Written request
Find and return each line containing "file".

Extracted data
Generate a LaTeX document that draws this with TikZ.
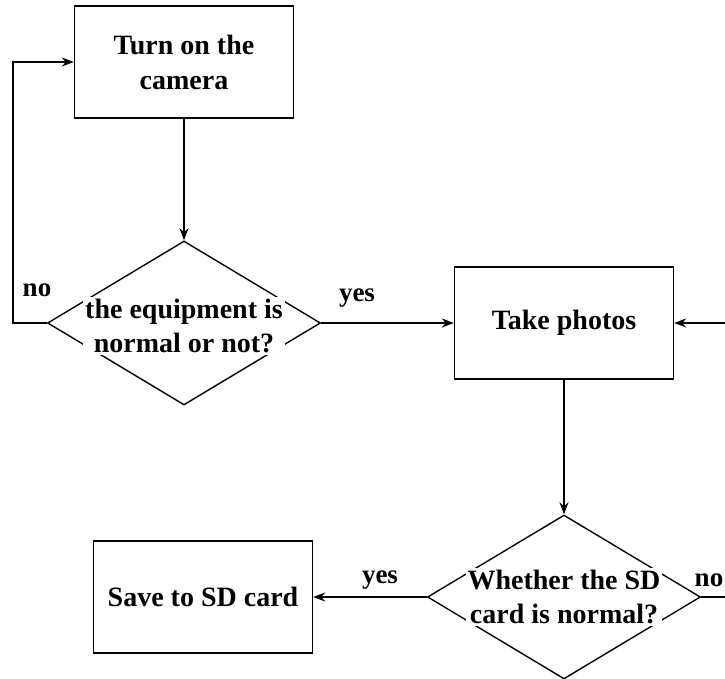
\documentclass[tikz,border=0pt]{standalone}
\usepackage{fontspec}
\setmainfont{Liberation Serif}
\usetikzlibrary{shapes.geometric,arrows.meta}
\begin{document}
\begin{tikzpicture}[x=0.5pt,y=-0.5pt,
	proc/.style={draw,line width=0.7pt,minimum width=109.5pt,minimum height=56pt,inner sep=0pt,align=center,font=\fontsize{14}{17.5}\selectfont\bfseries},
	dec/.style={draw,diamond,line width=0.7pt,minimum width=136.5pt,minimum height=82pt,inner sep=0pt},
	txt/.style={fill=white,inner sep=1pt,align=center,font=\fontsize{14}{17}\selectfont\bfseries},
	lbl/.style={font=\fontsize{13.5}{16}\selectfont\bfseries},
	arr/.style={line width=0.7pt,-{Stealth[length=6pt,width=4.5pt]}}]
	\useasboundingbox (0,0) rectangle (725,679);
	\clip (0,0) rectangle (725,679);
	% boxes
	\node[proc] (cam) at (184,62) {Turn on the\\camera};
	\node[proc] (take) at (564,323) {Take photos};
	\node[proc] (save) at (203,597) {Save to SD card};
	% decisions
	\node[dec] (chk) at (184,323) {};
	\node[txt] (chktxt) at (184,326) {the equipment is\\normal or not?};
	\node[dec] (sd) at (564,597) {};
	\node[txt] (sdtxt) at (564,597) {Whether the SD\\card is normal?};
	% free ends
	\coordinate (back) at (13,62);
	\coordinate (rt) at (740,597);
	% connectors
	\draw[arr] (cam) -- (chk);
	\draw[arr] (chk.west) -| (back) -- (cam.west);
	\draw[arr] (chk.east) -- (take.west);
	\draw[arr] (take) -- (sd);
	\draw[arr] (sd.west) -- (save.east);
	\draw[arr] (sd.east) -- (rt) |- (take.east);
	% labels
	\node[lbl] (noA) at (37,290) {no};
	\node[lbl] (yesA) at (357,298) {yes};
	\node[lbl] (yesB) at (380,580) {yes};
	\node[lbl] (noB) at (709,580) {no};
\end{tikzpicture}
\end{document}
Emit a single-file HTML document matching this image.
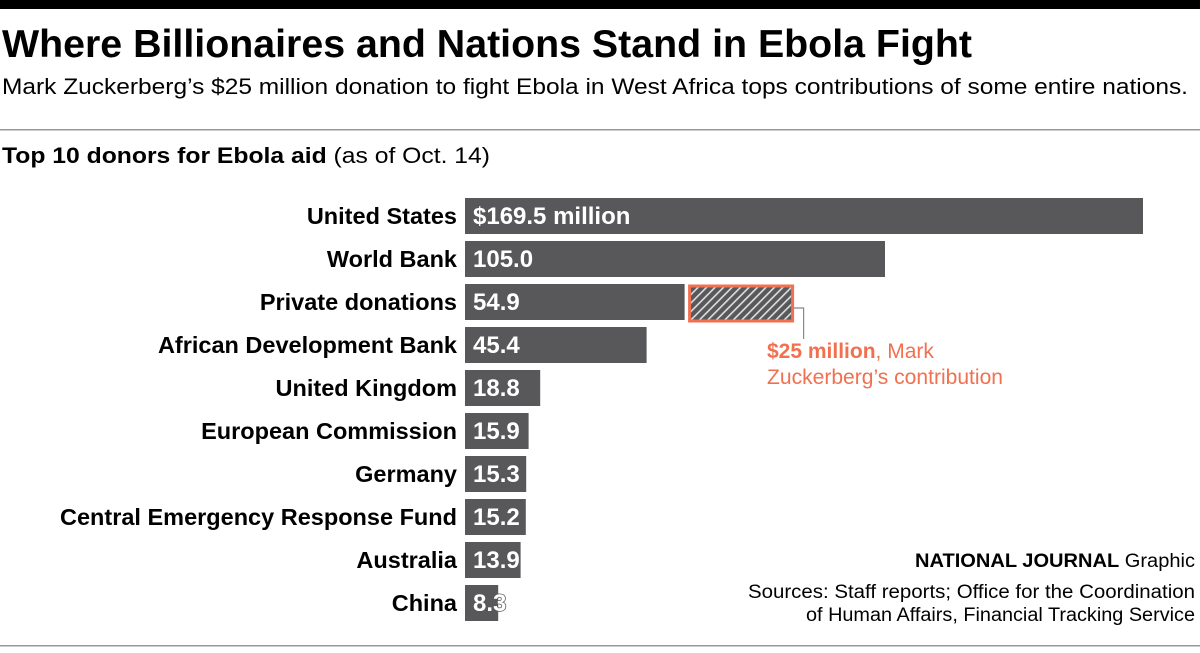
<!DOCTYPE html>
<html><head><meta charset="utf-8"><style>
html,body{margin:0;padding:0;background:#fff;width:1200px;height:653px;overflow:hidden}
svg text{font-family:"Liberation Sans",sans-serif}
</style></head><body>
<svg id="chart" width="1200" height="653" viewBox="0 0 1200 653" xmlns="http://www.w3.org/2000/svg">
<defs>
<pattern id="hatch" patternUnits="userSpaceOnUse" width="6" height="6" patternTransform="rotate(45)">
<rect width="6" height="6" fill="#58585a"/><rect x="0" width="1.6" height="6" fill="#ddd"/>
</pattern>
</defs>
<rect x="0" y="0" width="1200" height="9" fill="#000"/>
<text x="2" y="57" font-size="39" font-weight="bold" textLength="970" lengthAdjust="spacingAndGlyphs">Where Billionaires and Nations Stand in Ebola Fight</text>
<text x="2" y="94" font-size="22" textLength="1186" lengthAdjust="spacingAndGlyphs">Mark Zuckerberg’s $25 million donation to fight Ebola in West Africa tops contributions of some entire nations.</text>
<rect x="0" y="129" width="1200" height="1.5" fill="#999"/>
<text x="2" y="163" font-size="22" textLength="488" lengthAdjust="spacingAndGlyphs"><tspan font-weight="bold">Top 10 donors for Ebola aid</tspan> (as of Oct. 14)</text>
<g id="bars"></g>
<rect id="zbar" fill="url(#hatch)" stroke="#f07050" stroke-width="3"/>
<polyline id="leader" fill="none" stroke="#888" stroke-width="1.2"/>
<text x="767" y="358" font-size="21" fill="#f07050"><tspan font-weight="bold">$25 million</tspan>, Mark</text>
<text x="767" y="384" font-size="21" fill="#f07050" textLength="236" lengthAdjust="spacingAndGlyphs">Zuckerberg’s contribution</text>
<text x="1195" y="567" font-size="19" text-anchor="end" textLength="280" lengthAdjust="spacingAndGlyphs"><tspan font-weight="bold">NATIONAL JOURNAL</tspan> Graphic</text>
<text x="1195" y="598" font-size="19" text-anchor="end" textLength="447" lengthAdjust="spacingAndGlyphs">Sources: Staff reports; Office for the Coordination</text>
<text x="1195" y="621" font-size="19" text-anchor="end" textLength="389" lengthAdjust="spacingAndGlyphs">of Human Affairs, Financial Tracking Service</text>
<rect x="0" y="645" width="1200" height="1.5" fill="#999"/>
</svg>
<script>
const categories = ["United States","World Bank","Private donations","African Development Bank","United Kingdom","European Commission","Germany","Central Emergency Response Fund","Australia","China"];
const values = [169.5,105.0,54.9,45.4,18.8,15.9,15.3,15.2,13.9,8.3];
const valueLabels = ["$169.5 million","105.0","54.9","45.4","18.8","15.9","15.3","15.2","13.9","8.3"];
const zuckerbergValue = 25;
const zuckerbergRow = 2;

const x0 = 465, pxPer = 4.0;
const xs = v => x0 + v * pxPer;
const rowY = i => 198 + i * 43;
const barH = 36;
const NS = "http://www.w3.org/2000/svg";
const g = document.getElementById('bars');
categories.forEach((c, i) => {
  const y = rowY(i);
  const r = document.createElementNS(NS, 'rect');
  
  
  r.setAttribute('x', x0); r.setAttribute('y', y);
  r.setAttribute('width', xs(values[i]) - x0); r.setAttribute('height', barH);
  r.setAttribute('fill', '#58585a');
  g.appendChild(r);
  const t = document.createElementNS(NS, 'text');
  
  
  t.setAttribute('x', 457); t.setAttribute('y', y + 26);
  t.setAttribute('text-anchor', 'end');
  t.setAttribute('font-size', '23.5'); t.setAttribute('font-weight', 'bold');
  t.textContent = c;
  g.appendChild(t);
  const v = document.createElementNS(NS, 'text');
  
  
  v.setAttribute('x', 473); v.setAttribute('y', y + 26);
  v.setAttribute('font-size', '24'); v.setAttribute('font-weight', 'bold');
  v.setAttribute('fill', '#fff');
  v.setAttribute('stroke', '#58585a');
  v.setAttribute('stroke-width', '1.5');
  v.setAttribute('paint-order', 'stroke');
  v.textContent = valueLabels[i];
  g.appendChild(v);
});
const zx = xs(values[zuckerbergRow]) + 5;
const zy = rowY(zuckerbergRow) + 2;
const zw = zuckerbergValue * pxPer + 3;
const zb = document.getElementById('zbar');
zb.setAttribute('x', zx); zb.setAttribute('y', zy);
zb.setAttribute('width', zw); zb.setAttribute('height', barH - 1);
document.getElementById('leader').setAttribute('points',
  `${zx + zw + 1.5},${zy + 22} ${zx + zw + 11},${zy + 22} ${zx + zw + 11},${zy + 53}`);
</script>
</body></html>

--

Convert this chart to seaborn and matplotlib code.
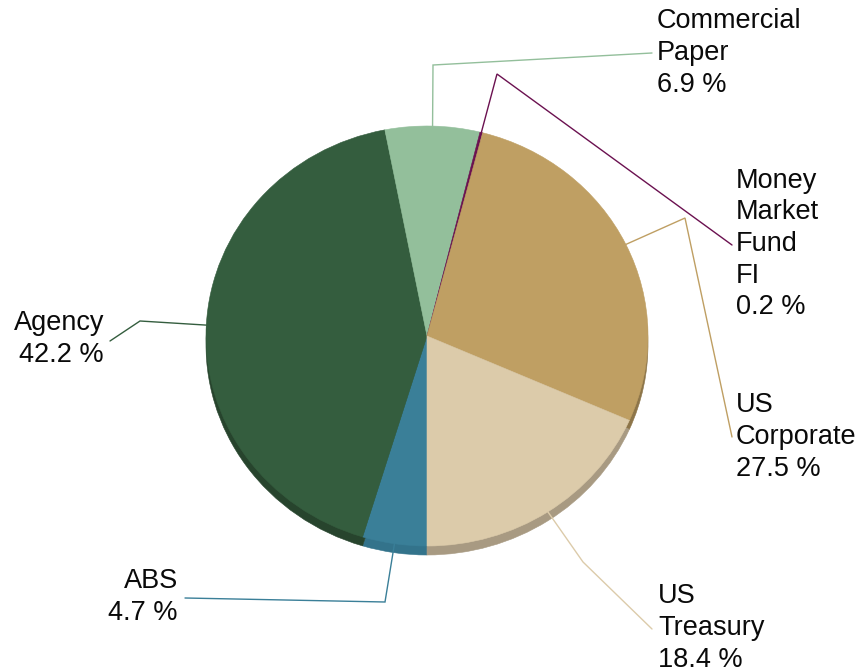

--

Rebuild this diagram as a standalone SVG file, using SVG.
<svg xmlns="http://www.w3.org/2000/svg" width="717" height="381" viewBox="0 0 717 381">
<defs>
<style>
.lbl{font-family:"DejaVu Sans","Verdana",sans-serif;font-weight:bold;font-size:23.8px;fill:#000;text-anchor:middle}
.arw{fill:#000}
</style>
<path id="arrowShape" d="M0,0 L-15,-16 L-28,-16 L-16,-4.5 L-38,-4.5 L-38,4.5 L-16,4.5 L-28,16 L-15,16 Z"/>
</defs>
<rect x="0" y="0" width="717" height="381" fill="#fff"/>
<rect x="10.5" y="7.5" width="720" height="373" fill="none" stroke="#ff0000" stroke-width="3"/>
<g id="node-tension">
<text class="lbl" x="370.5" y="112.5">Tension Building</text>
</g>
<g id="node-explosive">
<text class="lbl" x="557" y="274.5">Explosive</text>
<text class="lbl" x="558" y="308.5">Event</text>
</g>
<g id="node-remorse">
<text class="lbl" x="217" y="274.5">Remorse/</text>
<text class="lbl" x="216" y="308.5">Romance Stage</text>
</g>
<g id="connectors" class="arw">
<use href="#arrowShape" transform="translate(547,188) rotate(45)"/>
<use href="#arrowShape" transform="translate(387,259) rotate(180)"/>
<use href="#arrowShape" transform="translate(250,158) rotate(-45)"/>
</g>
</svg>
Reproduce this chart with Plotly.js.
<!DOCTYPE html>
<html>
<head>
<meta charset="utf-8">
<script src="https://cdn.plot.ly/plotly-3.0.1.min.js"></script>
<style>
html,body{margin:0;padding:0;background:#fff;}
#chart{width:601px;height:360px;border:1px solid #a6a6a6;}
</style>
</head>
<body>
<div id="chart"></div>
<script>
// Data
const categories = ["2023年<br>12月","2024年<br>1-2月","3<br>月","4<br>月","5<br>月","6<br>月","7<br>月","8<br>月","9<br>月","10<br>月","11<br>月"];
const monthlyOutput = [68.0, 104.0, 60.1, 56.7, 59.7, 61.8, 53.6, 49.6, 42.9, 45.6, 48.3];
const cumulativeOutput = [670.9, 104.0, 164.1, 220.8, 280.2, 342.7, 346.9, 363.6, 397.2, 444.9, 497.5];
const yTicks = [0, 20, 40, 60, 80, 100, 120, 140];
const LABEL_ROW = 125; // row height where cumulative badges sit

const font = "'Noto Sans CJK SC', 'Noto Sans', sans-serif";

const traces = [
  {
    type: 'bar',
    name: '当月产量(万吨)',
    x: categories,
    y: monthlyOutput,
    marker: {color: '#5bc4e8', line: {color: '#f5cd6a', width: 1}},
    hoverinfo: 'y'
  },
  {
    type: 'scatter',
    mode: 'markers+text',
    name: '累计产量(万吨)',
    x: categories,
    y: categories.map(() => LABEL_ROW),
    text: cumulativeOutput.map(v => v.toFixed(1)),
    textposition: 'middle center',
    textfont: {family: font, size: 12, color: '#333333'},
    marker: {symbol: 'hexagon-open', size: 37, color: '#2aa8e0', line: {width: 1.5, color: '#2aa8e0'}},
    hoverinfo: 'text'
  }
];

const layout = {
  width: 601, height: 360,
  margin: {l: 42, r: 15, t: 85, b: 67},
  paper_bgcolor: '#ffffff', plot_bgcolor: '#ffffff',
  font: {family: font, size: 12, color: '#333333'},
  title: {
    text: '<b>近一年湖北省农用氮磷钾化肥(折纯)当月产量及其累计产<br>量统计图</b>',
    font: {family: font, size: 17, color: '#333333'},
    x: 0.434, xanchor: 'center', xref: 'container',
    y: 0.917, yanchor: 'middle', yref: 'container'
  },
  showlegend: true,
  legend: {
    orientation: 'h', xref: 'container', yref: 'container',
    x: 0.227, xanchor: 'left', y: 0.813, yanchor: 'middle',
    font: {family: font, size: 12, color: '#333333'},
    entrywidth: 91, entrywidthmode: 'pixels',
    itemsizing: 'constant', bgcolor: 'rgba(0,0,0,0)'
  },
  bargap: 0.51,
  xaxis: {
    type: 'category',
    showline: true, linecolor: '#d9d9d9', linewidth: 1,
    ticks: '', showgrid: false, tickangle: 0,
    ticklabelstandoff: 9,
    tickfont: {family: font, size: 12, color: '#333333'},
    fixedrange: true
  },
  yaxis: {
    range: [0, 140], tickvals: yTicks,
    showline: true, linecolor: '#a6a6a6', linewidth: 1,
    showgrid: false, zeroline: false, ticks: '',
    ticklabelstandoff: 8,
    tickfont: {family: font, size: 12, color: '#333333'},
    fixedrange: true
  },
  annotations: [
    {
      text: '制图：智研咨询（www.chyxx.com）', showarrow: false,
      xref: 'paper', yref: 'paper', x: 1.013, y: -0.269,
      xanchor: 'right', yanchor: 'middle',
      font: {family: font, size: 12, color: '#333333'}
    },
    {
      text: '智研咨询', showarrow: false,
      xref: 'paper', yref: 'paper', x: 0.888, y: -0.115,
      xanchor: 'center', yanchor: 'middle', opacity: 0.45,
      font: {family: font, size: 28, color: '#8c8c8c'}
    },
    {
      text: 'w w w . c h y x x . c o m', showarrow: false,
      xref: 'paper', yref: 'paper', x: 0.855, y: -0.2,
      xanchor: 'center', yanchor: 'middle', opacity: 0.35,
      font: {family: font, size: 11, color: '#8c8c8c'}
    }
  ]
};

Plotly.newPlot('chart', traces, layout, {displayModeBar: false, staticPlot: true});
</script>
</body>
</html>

Answer to this problem
Emit a single-file HTML document matching this image.
Rebuild this diagram as a standalone SVG file, using SVG.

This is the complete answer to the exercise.